De ces nouvelles furent les Espaignols tout réjouis ; et aussi furent les François ; et prirent messire Tristan de Roye et messire Jean de Berguettes, messire Pierre de Villaines et autres le chevalier de Portingal entre eux, et le fêtèrent un jour tout entier moult grandement à Séville, et lui firent toute la meilleure compagnie que on pouvoit faire à chevalier, et le convoièrent jusques à Jaffre, et puis retournèrent arrière à Séville. Et le chevalier chevaucha tant que il vint devers le roi de Portingal et recorda comment il avoit fait son message et la réponse qu’on lui avoit donnée. De ce se contentèrent moult le roi de Portingal et les chevaliers.

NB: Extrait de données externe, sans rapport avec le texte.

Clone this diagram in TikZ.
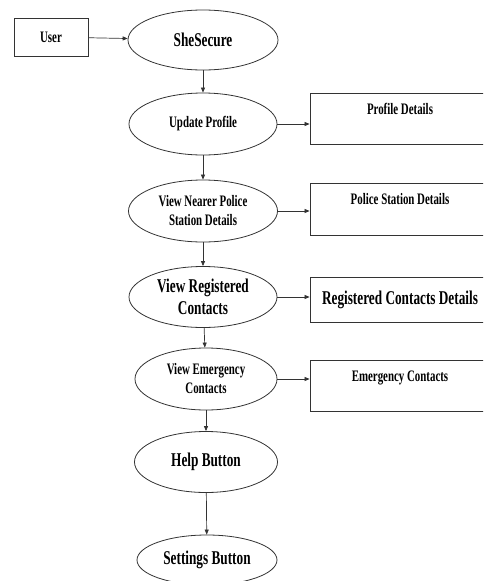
\documentclass[tikz,border=0pt]{standalone}
\usepackage{fontspec}
\setmainfont{Liberation Serif}[FakeStretch=0.68]
\usetikzlibrary{shapes.geometric,arrows.meta}
\begin{document}
\begin{tikzpicture}[x=1pt, y=-1pt, line width=0.8pt, draw=black!80,
  oval/.style={draw, shape=ellipse, inner sep=0pt, align=center, font=\bfseries\fontsize{16}{19}\selectfont},
  big/.style={font=\bfseries\fontsize{19.5}{22}\selectfont},
  box/.style={draw, shape=rectangle, inner sep=0pt, minimum width=180pt, font=\bfseries\fontsize{16}{19}\selectfont},
  toptext/.style={text height=10pt, text depth=19pt},
  flow/.style={-{Triangle[length=5pt, width=4pt]}, line width=0.7pt}]
\useasboundingbox (0,0) rectangle (483,581);
\clip (0,0) rectangle (483,581);
\node (us) [box, minimum width=74pt, minimum height=38pt] at (51,37) {User};
\node (ss) [oval, big, minimum width=150pt, minimum height=60pt] at (203,40) {SheSecure};
\node (up) [oval, minimum width=148pt, minimum height=62pt] at (203,124) {Update Profile};
\node (vp) [oval, minimum width=149pt, minimum height=62pt] at (203,211) {View Nearer Police\\Station Details};
\node (vr) [oval, big, minimum width=148pt, minimum height=61pt] at (203,297) {View Registered\\Contacts};
\node (ve) [oval, minimum width=142pt, minimum height=62pt] at (206,379) {View Emergency\\Contacts};
\node (hb) [oval, big, minimum width=143pt, minimum height=61pt] at (206,462) {Help Button};
\node (sb) [oval, big, minimum width=140pt, minimum height=50pt] at (207,560) {Settings Button};
\node (pd) [box, toptext, minimum height=51pt] at (400,118.5) {Profile Details};
\node (ps) [box, toptext, minimum height=52pt] at (400,209) {Police Station Details};
\node (rc) [box, big, minimum height=45pt] at (400,299.5) {Registered Contacts Details};
\node (ec) [box, toptext, minimum height=51pt] at (400,385.5) {Emergency Contacts};
\draw[flow] (us) -- (ss);
\draw[flow] (ss) -- (up);
\draw[flow] (up) -- (vp);
\draw[flow] (vp) -- (vr);
\draw[flow] (vr) -- (ve);
\draw[flow] (ve) -- (hb);
\draw[flow] (hb) -- (sb);
\draw[flow] (up.east) -- (up.east -| pd.west);
\draw[flow] (vp.east) -- (vp.east -| ps.west);
\draw[flow] (vr.east) -- (vr.east -| rc.west);
\draw[flow] (ve.east) -- (ve.east -| ec.west);
\end{tikzpicture}
\end{document}
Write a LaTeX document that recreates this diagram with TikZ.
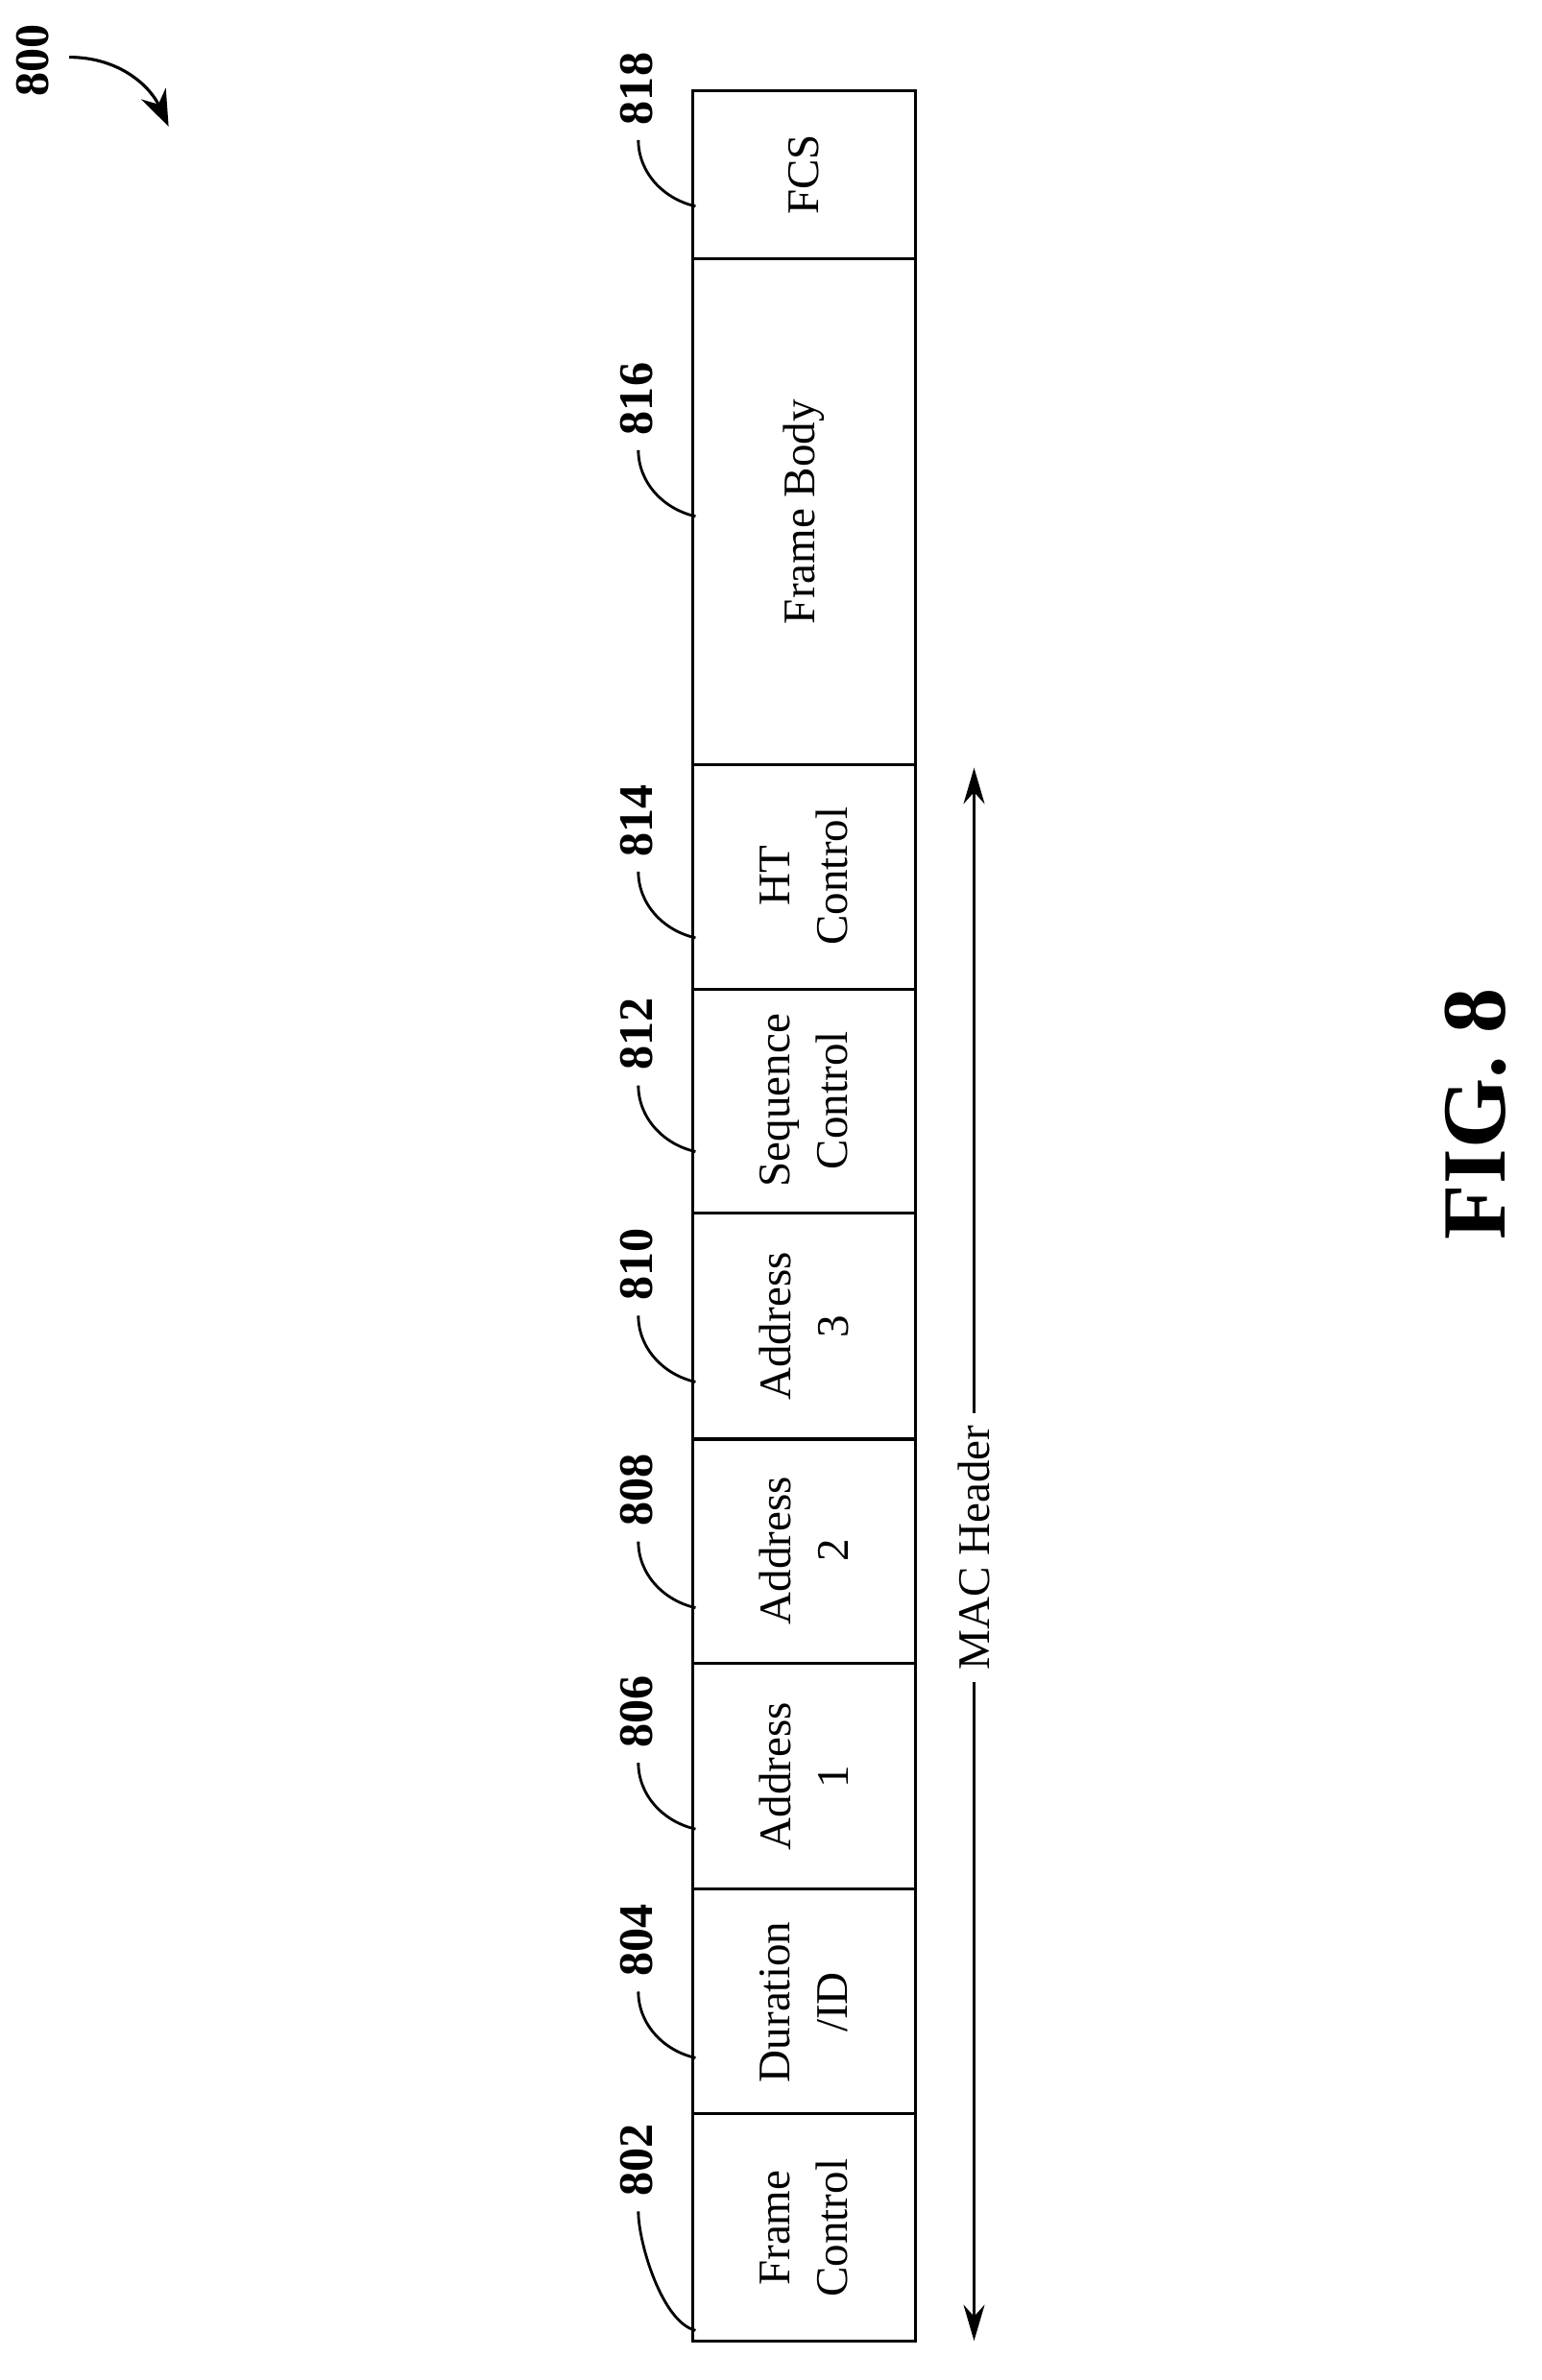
\documentclass[tikz,border=0pt]{standalone}
\usepackage{fontspec}
\setmainfont{Liberation Serif}
\usetikzlibrary{arrows.meta}
\begin{document}
\begin{tikzpicture}[x=0.5pt,y=-0.5pt,
  fld/.style={font=\fontsize{15}{19}\selectfont,align=center,rotate=90},
  lbl/.style={font=\fontsize{16}{18}\selectfont\bfseries,rotate=90},
  lead/.style={line width=0.9pt}]
\useasboundingbox (0,0) rectangle (1024,1581);
\draw[line width=1pt] (460,60) rectangle (608,1555);
\foreach \y in {172,508,657,806,956,1105,1255,1404}
  \draw[line width=1pt] (460,\y) -- (608,\y);
\node[fld] (f802) at (534,1480) {Frame\\Control};
\node[fld] (f804) at (534,1330) {Duration\\/ID};
\node[fld] (f806) at (534,1180) {Address\\1};
\node[fld] (f808) at (534,1030) {Address\\2};
\node[fld] (f810) at (534,881) {Address\\3};
\node[fld] (f812) at (534,731) {Sequence\\Control};
\node[fld] (f814) at (534,582) {HT\\Control};
\node[fld] (f816) at (534,340) {Frame Body};
\node[fld] (f818) at (534,116) {FCS};
\foreach \n/\e/\c in {802/1548/1435,804/1367/1289,806/1215/1137,808/1068/990,810/918/840,812/765/687,814/623/545,816/343/265,818/137/59}{
  \node[lbl] (l\n) at (423,\c) {\n};
  \coordinate (e\n) at (462,\e);
  \draw[lead] (424,\c+34) .. controls (424,\c+55) and (440,\e-5) .. (e\n);
}
\coordinate (a1) at (647,510);
\coordinate (a2) at (647,1555);
\draw[line width=0.9pt,{Stealth[length=12pt,width=7pt]}-{Stealth[length=12pt,width=7pt]}] (a1) -- (a2);
\node[fld,fill=white,inner sep=4pt] (mac) at (647,1028) {MAC Header};
\node[lbl] (l800) at (22,40) {800};
\coordinate (c1) at (46,38);
\coordinate (c2) at (112,84);
\draw[line width=1pt,-{Stealth[length=12pt,width=9pt]}] (c1) .. controls (80,38) and (100,58) .. (c2);
\node[rotate=90,font=\fontsize{30}{34}\selectfont\bfseries] (fig) at (980,740) {FIG. 8};
\end{tikzpicture}
\end{document}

  1. Ce fut dans cette campagne que le roi de Castille et le roi de Portugal introduisirent dans leurs armées les dignités de connétable et de maréchal, inconnues jusqu’alors. Suivant Ayala, le premier connétable de Castille fut D. Alfonso, marquis de Villena et comte de Denia. Les deux premiers maréchaux furent Ferrand Alvarez de Toledo et Pero Ruiz Sarmiento. Suivant F. Lopes, le premier connétable de Portugal fut le comte d’Arrayollos Don Alvaro Perez de Castro, et le premier maréchal Gomçalle Vaasquez d’Azevedo. L’acte de nomination du connétable de Castille, avec les motifs qui ont provoqué la création de cette nouvelle dignité, se trouve tout entier dans les additions de la chronique d’Ayala, pag. 624 et suivantes.

    Ce fut aussi dans cette guerre que commença à se distinguer le célèbre Nuño Alvarez Pereira, qui devint plus tard connétable de Portugal.

  2. Cavaliers montés sur genets, petits chevaux du pays.